Autumn makes me want to cook.  It’s my favorite season, even though it now coincides with the most awful event of my life, and those things combined are making me want to spend hours and hours cooking up comfort food for the masses.  And I do mean for the masses.  My happiest cooking experience of the last few months was making ropa vieja for a gaming group, and the minute more gamers come to the house, I’m cooking for them TOO.

And, since I haven’t posted here for a month, I get to talk about all the food at once.

1. Ropa vieja in a crockpot.  It’s not hard.

It’s flank steak, and peppers, and tomatoes and aromatics, a few spices, some vinegar, and a whole lot of time.  I let it cook on high for about six hours.  I’d post a definitive recipe, but I cooked it like I usually cook new things:  look up about five different recipes, check the pantry, check the fridge, figure out a few adjustments when we invariably don’t have something, and make.  Here’s one recipe, and another, and another.  I used sherry vinegar instead of red wine vinegar/Worchestershire, and a ton of red peppers because I loathe green ones.

Were I to make it again, I’d serve it over rice, but we put it in tortillas for the gaming group, and they ate a LOT.  Success!
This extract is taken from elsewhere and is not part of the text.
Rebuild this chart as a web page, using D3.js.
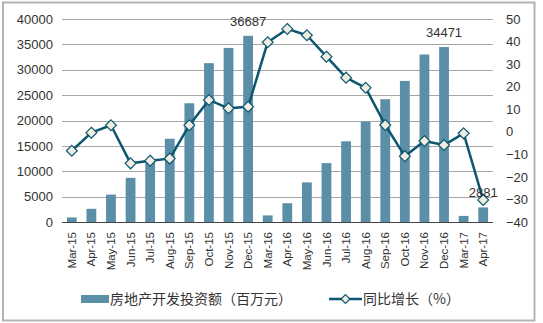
<!DOCTYPE html>
<html>
<head>
<meta charset="utf-8">
<script src="https://cdn.jsdelivr.net/npm/d3@7/dist/d3.min.js"></script>
<style>
  html, body { margin: 0; padding: 0; background: #fff; }
  svg { display: block; }
  text { font-family: "Liberation Sans", Arial, sans-serif; fill: #333; }
  .cjk { font-family: "Noto Sans CJK SC", sans-serif; }
</style>
</head>
<body>
<svg id="chart" width="543" height="323"></svg>
<script>
// Monthly real-estate development investment (millions of yuan) and YoY growth (%)
const months = ["Mar-15","Apr-15","May-15","Jun-15","Jul-15","Aug-15","Sep-15","Oct-15","Nov-15","Dec-15",
                "Mar-16","Apr-16","May-16","Jun-16","Jul-16","Aug-16","Sep-16","Oct-16","Nov-16","Dec-16",
                "Mar-17","Apr-17"];
const investment = [900, 2600, 5400, 8700, 12000, 16400, 23400, 31300, 34300, 36687,
                    1300, 3700, 7800, 11600, 15900, 19800, 24200, 27800, 33000, 34471,
                    1200, 2881];
const growth = [-8.4, -0.4, 2.9, -14.0, -12.8, -11.9, 2.9, 14.1, 10.4, 11.1,
                39.7, 45.6, 42.8, 33.3, 24.0, 19.5, 3.0, -10.8, -4.1, -5.9,
                -0.7, -30.2];
const leftTicks = [0, 5000, 10000, 15000, 20000, 25000, 30000, 35000, 40000];
const rightTicks = [-40, -30, -20, -10, 0, 10, 20, 30, 40, 50];
const labelled = ["Dec-15", "Dec-16", "Apr-17"];
const barName = "房地产开发投资额（百万元）";
const lineName = "同比增长（%）";

const barColor = "#5b8fa8";
const lineColor = "#0d5671";
const markerFill = "#eeeddf";

const svg = d3.select("#chart");
const plot = { left: 62, right: 493, top: 19, bottom: 222 };

// outer frame
svg.append("rect")
  .attr("x", 3).attr("y", 2.5).attr("width", 531.5).attr("height", 318)
  .attr("fill", "none").attr("stroke", "#b4b4b4").attr("stroke-width", 2);

const x = d3.scaleBand().domain(months).range([plot.left, plot.right]).paddingInner(0.5).paddingOuter(0.25);
const yL = d3.scaleLinear().domain([0, 40000]).range([plot.bottom, plot.top]);
const yR = d3.scaleLinear().domain([-40, 50]).range([plot.bottom, plot.top]);

// gridlines
svg.append("g")
  .selectAll("line").data(leftTicks.filter(d => d > 0)).join("line")
  .attr("x1", plot.left).attr("x2", plot.right)
  .attr("y1", d => Math.round(yL(d)) + 0.5).attr("y2", d => Math.round(yL(d)) + 0.5)
  .attr("stroke", "#a6a6a6").attr("stroke-width", 1);

// left axis
const axL = svg.append("g").attr("transform", `translate(${plot.left},0)`)
  .call(d3.axisLeft(yL).tickValues(leftTicks).tickSize(0).tickPadding(9).tickFormat(d3.format("d")));
axL.select(".domain").remove();
axL.selectAll("text").attr("font-size", 13).style("fill", "#333");

// right axis
const axR = svg.append("g").attr("transform", `translate(${plot.right},0)`)
  .call(d3.axisRight(yR).tickValues(rightTicks).tickSize(0).tickPadding(13));
axR.select(".domain").remove();
axR.selectAll("text").attr("font-size", 13).style("fill", "#333");

// bars
svg.append("g").selectAll("rect").data(months).join("rect")
  .attr("x", d => x(d))
  .attr("width", x.bandwidth())
  .attr("y", (d, i) => yL(investment[i]))
  .attr("height", (d, i) => yL(0) - yL(investment[i]))
  .attr("fill", barColor);

// baseline
svg.append("line")
  .attr("x1", plot.left).attr("x2", plot.right)
  .attr("y1", Math.round(yL(0)) + 0.5).attr("y2", Math.round(yL(0)) + 0.5)
  .attr("stroke", "#444").attr("stroke-width", 1);

// x axis labels
const axB = svg.append("g").attr("transform", `translate(0,${plot.bottom})`)
  .call(d3.axisBottom(x).tickSize(0).tickPadding(0));
axB.select(".domain").remove();
axB.selectAll("text")
  .attr("font-size", 11.5)
  .attr("text-anchor", "end")
  .attr("dy", "0.35em")
  .attr("transform", "translate(0,10) rotate(-90)")
  .attr("x", 0).attr("y", 0)
  .style("fill", "#333");

// growth line
const cx = d => x(d) + x.bandwidth() / 2;
svg.append("path")
  .datum(months)
  .attr("fill", "none").attr("stroke", lineColor).attr("stroke-width", 2.5)
  .attr("stroke-linejoin", "round")
  .attr("d", d3.line().x(cx).y((d, i) => yR(growth[i])));

const diamond = d3.symbol().type(d3.symbolDiamond2).size(75);
svg.append("g").selectAll("path").data(months).join("path")
  .attr("transform", (d, i) => `translate(${cx(d)},${yR(growth[i])})`)
  .attr("d", diamond)
  .attr("fill", markerFill).attr("stroke", lineColor).attr("stroke-width", 1.2);

// value labels
svg.append("g").selectAll("text").data(labelled).join("text")
  .attr("x", d => cx(d))
  .attr("y", d => yL(investment[months.indexOf(d)]) - 10)
  .attr("text-anchor", "middle")
  .attr("font-size", 13)
  .text(d => investment[months.indexOf(d)]);

// legend
const lg = svg.append("g");
lg.append("rect").attr("x", 81).attr("y", 295).attr("width", 28).attr("height", 8).attr("fill", barColor);
lg.append("text").attr("class", "cjk").attr("x", 110).attr("y", 299).attr("dy", "0.35em")
  .attr("font-size", 14).text(barName);
lg.append("line").attr("x1", 329).attr("x2", 362).attr("y1", 299).attr("y2", 299)
  .attr("stroke", lineColor).attr("stroke-width", 2.5);
lg.append("path").attr("transform", "translate(345.5,299)").attr("d", d3.symbol().type(d3.symbolDiamond2).size(50))
  .attr("fill", markerFill).attr("stroke", lineColor).attr("stroke-width", 1.2);
lg.append("text").attr("class", "cjk").attr("x", 363).attr("y", 299).attr("dy", "0.35em")
  .attr("font-size", 14).text(lineName);
</script>
</body>
</html>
2. Roasted vegetable soup.  Also not hard.

I had a ton of root vegetables sitting around:  acorn squash, delicata squash, sweet potatoes, carrots.  Plus some red peppers.  And I find most mashed starchy things way too heavy and bleh, and I love the roasted vegetables served in the Whole Foods salad bar (nom nom nom), so I channeled my inner Barefoot Contessa and roasted up the whole pile.  Two realllly laden pans of chopped up vegetables, some oil, some salt, some pepper.  Really high heat, 20 minutes.  Two trips to the smoke alarm to take out the battery.

I took the whole mass of roasted stuff out, pureed it in the blender with a bunch of good boxed chicken stock, and shoved it in a bowl in the fridge for two days while we instead went out for crabcakes.  Then!  I heated it up with more stock, a crapton of garlic, some thyme.  Simple, really, and by far the best soup I’ve ever made.

When I served it, I topped it with diced Canadian turkey bacon and a bit of fresh spinach sauteed with onion and garlic.  Seriously.  This was good food.  Rave reviews.

3.  Chorizo bread pudding.  Eh.

Bryant had this at work.  He liked it!  He found this blog post and thought we should give it a whirl.  I love it when we cook together, so yay, fun!

Issue #1:  dried chorizo (as the recipe calls for) is not the same as chorizo in the casing that you split open.  The chorizo in the casing is, as Bryant put it, “wow, that’s PRIMAL.”  I left the room.  He cooked the sausage.  I returned eventually.

Issue #2:  We have a REALLY sensitive smoke alarm.

Issue #3:  He forgot the eggs.

Issue #4:  I forgot the tomatoes.

So we pulled the thing out of the oven about 2 seconds after we’d shoved it in, added eggs and tomatoes to the casserole dish, stirred like crazy, shrugged, shoved it back in the oven, and waited.

It came out…rich.  Very rich.  Too rich for me, really.  I could do this again – with chopped up slices of dried sausage, perhaps – for a breakfast side dish.  As an entree?  No.  The consistency was good, the spices were dead-on, and even the PRIMAL chorizo was delicious.  But the overall thing was just too heavy for me to handle.  Then again, Bryant loved it and ate it not only that night, but for breakfast for the next two days.  So:  semi-success!